* Data block *
********************

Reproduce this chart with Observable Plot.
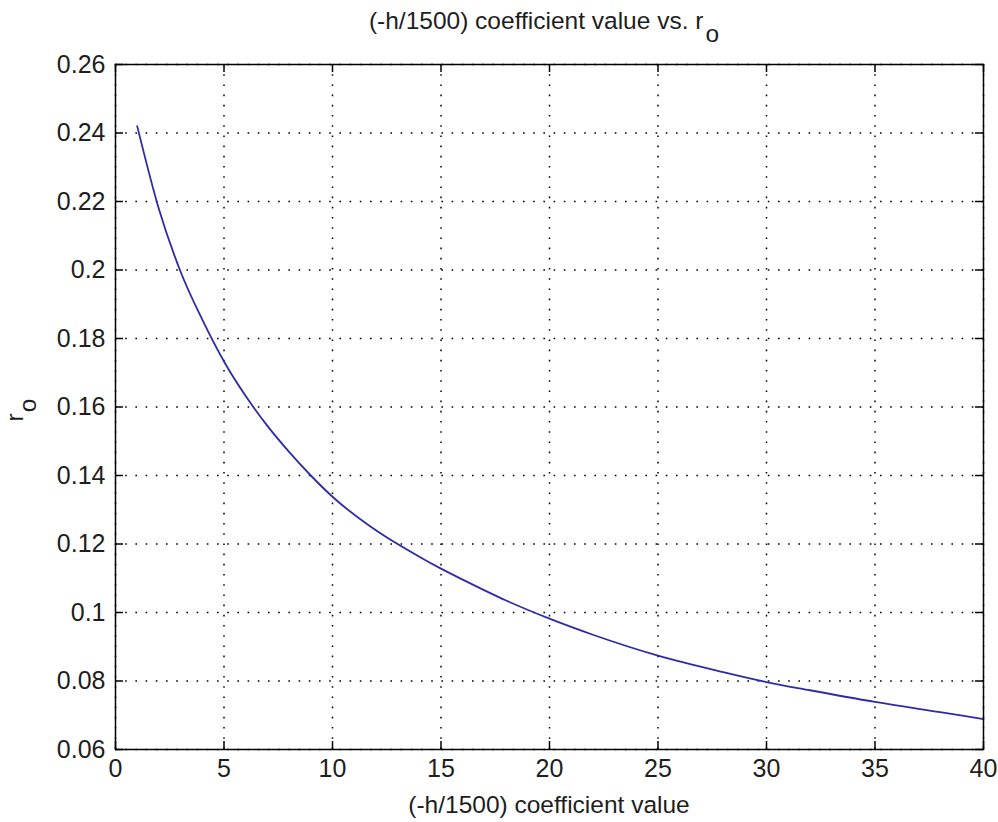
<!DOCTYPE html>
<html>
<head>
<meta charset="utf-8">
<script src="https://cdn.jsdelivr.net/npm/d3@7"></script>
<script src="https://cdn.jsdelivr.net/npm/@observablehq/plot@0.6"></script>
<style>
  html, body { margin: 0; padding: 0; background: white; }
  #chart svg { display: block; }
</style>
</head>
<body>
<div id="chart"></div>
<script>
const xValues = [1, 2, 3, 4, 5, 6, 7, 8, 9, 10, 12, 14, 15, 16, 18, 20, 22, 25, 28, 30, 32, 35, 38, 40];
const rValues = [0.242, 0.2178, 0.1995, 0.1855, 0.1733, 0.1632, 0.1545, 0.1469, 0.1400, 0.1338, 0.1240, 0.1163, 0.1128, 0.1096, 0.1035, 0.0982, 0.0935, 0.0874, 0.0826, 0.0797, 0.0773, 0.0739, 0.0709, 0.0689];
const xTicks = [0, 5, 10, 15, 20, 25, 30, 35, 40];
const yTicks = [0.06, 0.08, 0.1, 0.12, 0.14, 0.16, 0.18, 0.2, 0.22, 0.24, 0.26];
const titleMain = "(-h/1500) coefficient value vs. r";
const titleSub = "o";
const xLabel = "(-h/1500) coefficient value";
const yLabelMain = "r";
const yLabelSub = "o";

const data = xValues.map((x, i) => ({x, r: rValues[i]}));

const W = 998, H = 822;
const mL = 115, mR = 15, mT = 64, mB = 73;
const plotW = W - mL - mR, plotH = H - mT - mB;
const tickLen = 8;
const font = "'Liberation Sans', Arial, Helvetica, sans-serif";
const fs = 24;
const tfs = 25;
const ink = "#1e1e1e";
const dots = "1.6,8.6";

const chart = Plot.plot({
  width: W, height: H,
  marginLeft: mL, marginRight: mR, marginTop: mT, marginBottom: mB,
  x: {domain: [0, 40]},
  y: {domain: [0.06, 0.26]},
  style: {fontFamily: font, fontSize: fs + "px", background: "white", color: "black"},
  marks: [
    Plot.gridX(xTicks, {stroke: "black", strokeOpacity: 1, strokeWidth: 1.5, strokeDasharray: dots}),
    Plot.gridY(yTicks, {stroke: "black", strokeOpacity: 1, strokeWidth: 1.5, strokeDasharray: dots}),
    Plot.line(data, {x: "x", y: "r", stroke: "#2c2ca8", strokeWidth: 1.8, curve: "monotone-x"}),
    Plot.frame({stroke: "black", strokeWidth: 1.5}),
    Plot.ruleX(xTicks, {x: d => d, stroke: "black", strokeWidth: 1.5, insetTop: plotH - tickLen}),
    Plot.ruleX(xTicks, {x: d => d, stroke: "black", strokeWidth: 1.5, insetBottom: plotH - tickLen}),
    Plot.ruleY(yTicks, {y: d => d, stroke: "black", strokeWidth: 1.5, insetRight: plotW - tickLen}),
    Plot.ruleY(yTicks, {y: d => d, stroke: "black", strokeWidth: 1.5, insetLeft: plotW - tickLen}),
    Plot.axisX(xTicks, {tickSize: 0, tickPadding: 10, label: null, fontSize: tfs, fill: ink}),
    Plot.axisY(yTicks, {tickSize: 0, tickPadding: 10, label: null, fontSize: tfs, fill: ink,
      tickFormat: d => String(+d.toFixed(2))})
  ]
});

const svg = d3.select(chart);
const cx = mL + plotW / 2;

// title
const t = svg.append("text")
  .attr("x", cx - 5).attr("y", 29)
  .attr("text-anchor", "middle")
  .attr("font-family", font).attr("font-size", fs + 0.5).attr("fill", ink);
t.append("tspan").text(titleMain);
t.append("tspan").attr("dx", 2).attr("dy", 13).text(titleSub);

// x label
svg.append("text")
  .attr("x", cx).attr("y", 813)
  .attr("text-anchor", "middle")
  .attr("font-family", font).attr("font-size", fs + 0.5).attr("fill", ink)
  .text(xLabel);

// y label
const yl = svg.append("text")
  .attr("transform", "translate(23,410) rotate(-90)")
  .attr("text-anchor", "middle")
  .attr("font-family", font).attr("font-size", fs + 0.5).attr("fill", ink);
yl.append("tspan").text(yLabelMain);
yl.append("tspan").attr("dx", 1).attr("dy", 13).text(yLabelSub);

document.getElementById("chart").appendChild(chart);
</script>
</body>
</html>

********************

Please write out all of the material above without changing a word, and omit any pictures.

Reproduce this chart with Observable Plot.
<!DOCTYPE html>
<html>
<head>
<meta charset="utf-8">
<script src="https://cdn.jsdelivr.net/npm/d3@7"></script>
<script src="https://cdn.jsdelivr.net/npm/@observablehq/plot@0.6"></script>
<style>
  html, body { margin: 0; padding: 0; background: white; }
  #chart svg { display: block; }
</style>
</head>
<body>
<div id="chart"></div>
<script>
const xValues = [1, 2, 3, 4, 5, 6, 7, 8, 9, 10, 12, 14, 15, 16, 18, 20, 22, 25, 28, 30, 32, 35, 38, 40];
const rValues = [0.242, 0.2178, 0.1995, 0.1855, 0.1733, 0.1632, 0.1545, 0.1469, 0.1400, 0.1338, 0.1240, 0.1163, 0.1128, 0.1096, 0.1035, 0.0982, 0.0935, 0.0874, 0.0826, 0.0797, 0.0773, 0.0739, 0.0709, 0.0689];
const xTicks = [0, 5, 10, 15, 20, 25, 30, 35, 40];
const yTicks = [0.06, 0.08, 0.1, 0.12, 0.14, 0.16, 0.18, 0.2, 0.22, 0.24, 0.26];
const titleMain = "(-h/1500) coefficient value vs. r";
const titleSub = "o";
const xLabel = "(-h/1500) coefficient value";
const yLabelMain = "r";
const yLabelSub = "o";

const data = xValues.map((x, i) => ({x, r: rValues[i]}));

const W = 998, H = 822;
const mL = 115, mR = 15, mT = 64, mB = 73;
const plotW = W - mL - mR, plotH = H - mT - mB;
const tickLen = 8;
const font = "'Liberation Sans', Arial, Helvetica, sans-serif";
const fs = 24;
const tfs = 25;
const ink = "#1e1e1e";
const dots = "1.6,8.6";

const chart = Plot.plot({
  width: W, height: H,
  marginLeft: mL, marginRight: mR, marginTop: mT, marginBottom: mB,
  x: {domain: [0, 40]},
  y: {domain: [0.06, 0.26]},
  style: {fontFamily: font, fontSize: fs + "px", background: "white", color: "black"},
  marks: [
    Plot.gridX(xTicks, {stroke: "black", strokeOpacity: 1, strokeWidth: 1.5, strokeDasharray: dots}),
    Plot.gridY(yTicks, {stroke: "black", strokeOpacity: 1, strokeWidth: 1.5, strokeDasharray: dots}),
    Plot.line(data, {x: "x", y: "r", stroke: "#2c2ca8", strokeWidth: 1.8, curve: "monotone-x"}),
    Plot.frame({stroke: "black", strokeWidth: 1.5}),
    Plot.ruleX(xTicks, {x: d => d, stroke: "black", strokeWidth: 1.5, insetTop: plotH - tickLen}),
    Plot.ruleX(xTicks, {x: d => d, stroke: "black", strokeWidth: 1.5, insetBottom: plotH - tickLen}),
    Plot.ruleY(yTicks, {y: d => d, stroke: "black", strokeWidth: 1.5, insetRight: plotW - tickLen}),
    Plot.ruleY(yTicks, {y: d => d, stroke: "black", strokeWidth: 1.5, insetLeft: plotW - tickLen}),
    Plot.axisX(xTicks, {tickSize: 0, tickPadding: 10, label: null, fontSize: tfs, fill: ink}),
    Plot.axisY(yTicks, {tickSize: 0, tickPadding: 10, label: null, fontSize: tfs, fill: ink,
      tickFormat: d => String(+d.toFixed(2))})
  ]
});

const svg = d3.select(chart);
const cx = mL + plotW / 2;

// title
const t = svg.append("text")
  .attr("x", cx - 5).attr("y", 29)
  .attr("text-anchor", "middle")
  .attr("font-family", font).attr("font-size", fs + 0.5).attr("fill", ink);
t.append("tspan").text(titleMain);
t.append("tspan").attr("dx", 2).attr("dy", 13).text(titleSub);

// x label
svg.append("text")
  .attr("x", cx).attr("y", 813)
  .attr("text-anchor", "middle")
  .attr("font-family", font).attr("font-size", fs + 0.5).attr("fill", ink)
  .text(xLabel);

// y label
const yl = svg.append("text")
  .attr("transform", "translate(23,410) rotate(-90)")
  .attr("text-anchor", "middle")
  .attr("font-family", font).attr("font-size", fs + 0.5).attr("fill", ink);
yl.append("tspan").text(yLabelMain);
yl.append("tspan").attr("dx", 1).attr("dy", 13).text(yLabelSub);

document.getElementById("chart").appendChild(chart);
</script>
</body>
</html>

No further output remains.